Sifkin pointed out that administrative costs are necessary for charities. They cover a wide range of expenses such as team T-shirts, permits for street closures for the race, barricades, timing chips, staff payroll, electricity bills and car fuel.

Therefore, Sifkin said, the percentage of administrative costs shouldn’t be solely used to judge charities.

“It’s really tricky because a lot of people, when they’re thinking about where they’d like to share their support, head to sites like Charity Navigator and only use the overhead to judge the work and impacts that the organization has,” Sifkin said.

“But you shouldn’t be judging the work that the organization does based on that.” Sifkin is not alone in that opinion.

Three of the leading sources on nonprofit charities—Guide Star, Charity Navigator and BBB Wise Giving Alliance—encourage donors to look past the overhead ratio. The CEO’s of all three organizations signed a letter in 2013 that says while overhead ratios are helpful in some ways, they shouldn’t be the sole deciding factor in choosing a charity.

“In most cases, focusing on overhead without considering other critical dimensions of a charity’s financial and organizational performance does more damage than good,” the letter said.

The letter also points out that overhead costs include important investments charities make to improve their work and keep their programs functional.

Despite administrative costs, the SFBFS still spent $9,189,580 out of $10,009,102 on program service expenses in 2011, according to its Form 990 filed to the IRS—a file open for public viewing. Only 8.2 percent of total expenses was spent on management and general expenses.

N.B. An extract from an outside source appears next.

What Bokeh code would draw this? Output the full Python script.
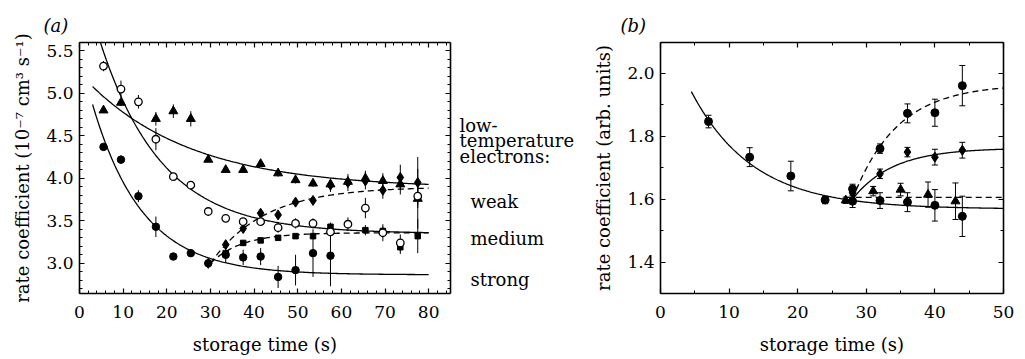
import numpy as np
from bokeh.plotting import figure
from bokeh.models import (LinearAxis, Range1d, Whisker, ColumnDataSource,
                          SingleIntervalTicker, CustomJSTickFormatter, TeeHead,
                          NumeralTickFormatter)
from bokeh.core.properties import value
from bokeh.layouts import row
from bokeh.embed import file_html
from bokeh.resources import INLINE

FONT = "DejaVu Serif"

# ---------------- Panel (a) data ----------------
t_weak = [5.5, 9.5, 17.5, 21.5, 25.5, 29.5, 33.5, 37.5, 41.5, 45.5, 49.5, 53.5, 57.5, 61.5, 65.5, 69.5, 73.5, 77.5]
y_weak = [4.80, 4.89, 4.70, 4.79, 4.70, 4.22, 4.10, 4.10, 4.17, 4.06, 3.98, 3.94, 3.93, 3.96, 4.00, 3.97, 3.93, 3.76]
e_weak = [0.0, 0.04, 0.08, 0.08, 0.09, 0.03, 0.03, 0.03, 0.03, 0.04, 0.04, 0.04, 0.06, 0.05, 0.09, 0.09, 0.12, 0.35]

t_medium = [5.5, 9.5, 13.5, 17.5, 21.5, 25.5, 29.5, 33.5, 37.5, 41.5, 45.5, 49.5, 53.5, 57.5, 61.5, 65.5, 69.5, 73.5, 77.5]
y_medium = [5.32, 5.05, 4.90, 4.46, 4.02, 3.92, 3.61, 3.53, 3.49, 3.49, 3.42, 3.47, 3.47, 3.37, 3.46, 3.65, 3.36, 3.24, 3.79]
e_medium = [0.06, 0.10, 0.08, 0.13, 0.03, 0.04, 0.03, 0.02, 0.04, 0.05, 0.06, 0.06, 0.06, 0.10, 0.08, 0.12, 0.10, 0.10, 0.10]

t_strong = [5.5, 9.5, 13.5, 17.5, 21.5, 25.5, 29.5, 33.5, 37.5, 41.5, 45.5, 49.5, 53.5, 57.5]
y_strong = [4.37, 4.22, 3.79, 3.43, 3.08, 3.12, 3.00, 3.10, 3.07, 3.08, 2.84, 2.92, 3.12, 3.09]
e_strong = [0.03, 0.05, 0.07, 0.12, 0.02, 0.03, 0.04, 0.09, 0.09, 0.10, 0.13, 0.18, 0.28, 0.36]

t_diam = [29.5, 33.5, 37.5, 41.5, 45.5, 49.5, 53.5, 57.5, 61.5, 65.5, 69.5, 73.5, 77.5]
y_diam = [3.00, 3.22, 3.41, 3.59, 3.57, 3.72, 3.74, 3.92, 3.95, 3.97, 3.86, 4.01, 3.95]
e_diam = [0.03, 0.05, 0.05, 0.05, 0.05, 0.04, 0.04, 0.08, 0.10, 0.10, 0.10, 0.15, 0.30]

t_sq = [33.5, 37.5, 41.5, 45.5, 49.5, 53.5, 57.5, 65.5, 69.5, 73.5, 77.5]
y_sq = [3.12, 3.24, 3.27, 3.30, 3.32, 3.32, 3.43, 3.39, 3.38, 3.19, 3.32]
e_sq = [0.03, 0.03, 0.03, 0.03, 0.03, 0.03, 0.05, 0.06, 0.05, 0.08, 0.20]

# exponential fit parameters (asymptote, amplitude, time constant[, start time])
fit_weak = (3.88, 1.36, 24.0)
fit_medium = (3.35, 3.15, 14.2)
fit_strong = (2.865, 2.60, 11.5)
fit_diam = (3.90, 0.90, 12.4, 30.0)
fit_sq = (3.36, 0.36, 7.2, 30.0)

legend_text = ["low-", "temperature", "electrons:", "weak", "medium", "strong"]
legend_level = [4.626, 4.441, 4.253, 3.727, 3.296, 2.806]
legend_indent = [3, 3, 3, 14, 14, 14]

# ---------------- Panel (b) data ----------------
tb_decay = [7, 13, 19, 24, 28, 32, 36, 40, 44]
yb_decay = [1.846, 1.733, 1.673, 1.597, 1.593, 1.595, 1.590, 1.580, 1.545]
eb_decay = [0.02, 0.03, 0.047, 0.012, 0.02, 0.025, 0.03, 0.05, 0.064]

tb_high = [28, 32, 36, 40, 44]
yb_high = [1.632, 1.760, 1.872, 1.874, 1.960]
eb_high = [0.015, 0.015, 0.03, 0.043, 0.064]

tb_mid = [28, 32, 36, 40, 44]
yb_mid = [1.620, 1.680, 1.749, 1.733, 1.755]
eb_mid = [0.01, 0.015, 0.015, 0.025, 0.025]

tb_tri = [27, 31, 35, 39, 43]
yb_tri = [1.596, 1.625, 1.630, 1.614, 1.593]
eb_tri = [0.01, 0.015, 0.02, 0.04, 0.058]

fitb_decay = (1.568, 0.615, 9.0)
fitb_high = (1.965, 0.365, 6.5, 28.0)
fitb_mid = (1.762, 0.162, 5.9, 28.0)
fitb_flat = 1.605

YR_A = (2.645, 5.598)
YR_B = (1.30, 2.097)
TOP = 42
FH = 251
BOTTOM = 66


def decay(par, t):
    a, b, tau = par
    return a + b * np.exp(-t / tau)


def rise(par, t):
    a, b, tau, t0 = par
    return a - b * np.exp(-(t - t0) / tau)


def style_axis(ax, show_labels=True):
    ax.axis_line_width = 1.6
    ax.axis_line_color = "black"
    ax.major_tick_in = 5
    ax.major_tick_out = 0
    ax.minor_tick_in = 3
    ax.minor_tick_out = 0
    ax.major_tick_line_width = 1.2
    ax.minor_tick_line_width = 1
    ax.major_tick_line_color = "black"
    ax.minor_tick_line_color = "black"
    ax.major_label_text_font = FONT
    ax.major_label_text_color = "black"
    ax.axis_label_text_font = FONT
    ax.axis_label_text_font_size = "18px"
    ax.axis_label_text_font_style = "normal"
    ax.axis_label_text_color = "black"
    if show_labels:
        ax.major_label_text_font_size = "17px"
    else:
        ax.major_label_text_font_size = "0px"
        ax.major_label_standoff = 0
        ax.formatter = CustomJSTickFormatter(code="return ''")


def make_fig(xr, yr, xtick, xminor, ytick, yminor, mb_left, mb_right, fw, ylabel, tag, tag_offset):
    p = figure(frame_width=fw, frame_height=FH, x_range=Range1d(*xr), y_range=Range1d(*yr),
               output_backend="svg", toolbar_location=None,
               min_border_left=mb_left, min_border_right=mb_right,
               min_border_top=TOP, min_border_bottom=BOTTOM,
               x_axis_label="storage time (s)", y_axis_label=ylabel)
    p.outline_line_color = None
    p.grid.visible = False
    p.background_fill_color = "white"
    p.border_fill_color = "white"
    p.title.text = tag
    p.title.align = "left"
    p.title.offset = tag_offset
    p.title.text_font = FONT
    p.title.text_font_size = "18px"
    p.title.text_font_style = "italic"
    p.title.text_color = "black"
    p.title.standoff = 14
    p.xaxis.ticker = SingleIntervalTicker(interval=xtick, num_minor_ticks=xminor)
    p.yaxis.ticker = SingleIntervalTicker(interval=ytick, num_minor_ticks=yminor)
    p.yaxis.formatter = NumeralTickFormatter(format="0.0")
    for ax in p.xaxis + p.yaxis:
        style_axis(ax)
    p.xaxis.major_label_standoff = 12
    p.xaxis.axis_label_standoff = 13
    p.yaxis.major_label_standoff = 6
    p.yaxis.axis_label_standoff = 10
    top = LinearAxis(ticker=SingleIntervalTicker(interval=xtick, num_minor_ticks=xminor))
    right = LinearAxis(ticker=SingleIntervalTicker(interval=ytick, num_minor_ticks=yminor))
    style_axis(top, False)
    style_axis(right, False)
    p.add_layout(top, "above")
    p.add_layout(right, "right")
    return p


def errbars(p, t, y, e, caps=False):
    y = np.array(y)
    e = np.array(e)
    src = ColumnDataSource(dict(x=t, lo=y - e, hi=y + e))
    if caps:
        w = Whisker(source=src, base="x", lower="lo", upper="hi", line_width=1, line_color="black",
                    upper_head=TeeHead(size=6, line_width=1, line_color="black"),
                    lower_head=TeeHead(size=6, line_width=1, line_color="black"))
    else:
        w = Whisker(source=src, base="x", lower="lo", upper="hi", line_width=1, line_color="black",
                    upper_head=None, lower_head=None)
    p.add_layout(w)


# ---------------- Panel (a) ----------------
pa = make_fig((0, 85), YR_A, 10, 5, 0.5, 5, 79, 6, 371,
              "rate coefficient (10⁻⁷ cm³ s⁻¹)", "(a)", -36)

tt = np.linspace(3, 80, 300)
for par in (fit_weak, fit_medium, fit_strong):
    pa.line(tt, decay(par, tt), line_color="black", line_width=1.3)
tr = np.linspace(30, 80, 200)
for par in (fit_diam, fit_sq):
    pa.line(tr, rise(par, tr), line_color="black", line_width=1.3, line_dash="6 4")

for t, y, e in ((t_weak, y_weak, e_weak), (t_medium, y_medium, e_medium), (t_strong, y_strong, e_strong),
                (t_diam, y_diam, e_diam), (t_sq, y_sq, e_sq)):
    errbars(pa, t, y, e)

pa.scatter(t_strong, y_strong, marker="circle", size=7.5, fill_color="black", line_color="black")
pa.scatter(t_diam, y_diam, marker="diamond", size=10, fill_color="black", line_color="black")
pa.scatter(t_sq, y_sq, marker="square", size=5.5, fill_color="black", line_color="black")
pa.scatter(t_weak, y_weak, marker="triangle", size=9, fill_color="black", line_color="black")
pa.scatter(t_medium, y_medium, marker="circle", size=7.5, fill_color="white", line_color="black", line_width=1.3)

# ---------------- legend text column (between panels) ----------------
pt = figure(frame_width=124, frame_height=FH, x_range=Range1d(0, 124), y_range=Range1d(*YR_A),
            output_backend="svg", toolbar_location=None, x_axis_type=None, y_axis_type=None,
            min_border_left=0, min_border_right=0, min_border_top=TOP, min_border_bottom=BOTTOM)
pt.outline_line_color = None
pt.grid.visible = False
pt.text(x=legend_indent, y=legend_level, text=legend_text, text_font=value(FONT),
        text_font_size="18px", text_color="black", text_baseline="alphabetic", text_align="left")

# ---------------- Panel (b) ----------------
pb = make_fig((0, 50), YR_B, 10, 2, 0.2, 2, 80, 22, 343,
              "rate coefficient (arb. units)", "(b)", -40)

tdb = np.linspace(4.5, 50, 300)
pb.line(tdb, decay(fitb_decay, tdb), line_color="black", line_width=1.3)
trb = np.linspace(28, 50, 200)
pb.line(trb, rise(fitb_high, trb), line_color="black", line_width=1.3, line_dash="6 4")
pb.line(trb, rise(fitb_mid, trb), line_color="black", line_width=1.3)
pb.line([27, 50], [fitb_flat, fitb_flat], line_color="black", line_width=1.3, line_dash="6 4")

for t, y, e in ((tb_decay, yb_decay, eb_decay), (tb_high, yb_high, eb_high),
                (tb_mid, yb_mid, eb_mid), (tb_tri, yb_tri, eb_tri)):
    errbars(pb, t, y, e, caps=True)

pb.scatter(tb_decay, yb_decay, marker="circle", size=8, fill_color="black", line_color="black")
pb.scatter(tb_high, yb_high, marker="circle", size=8, fill_color="black", line_color="black")
pb.scatter(tb_mid, yb_mid, marker="diamond", size=10, fill_color="black", line_color="black")
pb.scatter(tb_tri, yb_tri, marker="triangle", size=9, fill_color="black", line_color="black")

layout = row(pa, pt, pb)
open("out.html", "w").write(file_html(layout, INLINE))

SFBFS operates six free programs—food, clothing, parent education, adult education, youth education and senior programs—and RTFTH is the organization’s largest fundraiser.

The school first participated in RTFTH as a team in 2006. Paul Kessler, ’11, proposed the idea to the middle-school Student Council, then headed by teachers Joel Rickert and Monahan.

Sophomores Jenny Kerbs and Emma Brown and eighth-grader Lily Brown at the 2013 Run to Feed the Hungry. (Photo courtesy of Monahan)
Sophomores Jenny Kerbs and Emma Brown and eighth-grader Lily Brown at the 2013 Run to Feed the Hungry. (Photo courtesy of Monahan)

“I thought it was a great idea,” Monahan said.

“I’ve always been interested in issues of hunger and food equity, and for years I volunteered with a grassroots organization, RESULTS, that worked to end hunger and the worse aspects of poverty. The other thing is that it also ties in so closely to the school’s value of the habit of helping.”

Kessler’s mother, Mary, volunteered to be the parent coordinator for the first couple of years. She compiled a folder with instructions on how to effectively run the team, which Myers refers to as “The Bible,” and left it with Country Day.

The team grew in size over the years, attracting students like Colin Keiner, ’11, who contributed to marketing Team Country Day’s fundraising. One year Keiner raised over $4,000 on his own.

When asked whether it is Country Day’s goal to remain the leading fundraising group for years to come, Myers laughed.

“I think so—we always say we’re not competitive, but we are! I think we’d love to keep it. “It shows that we’re small but mighty.”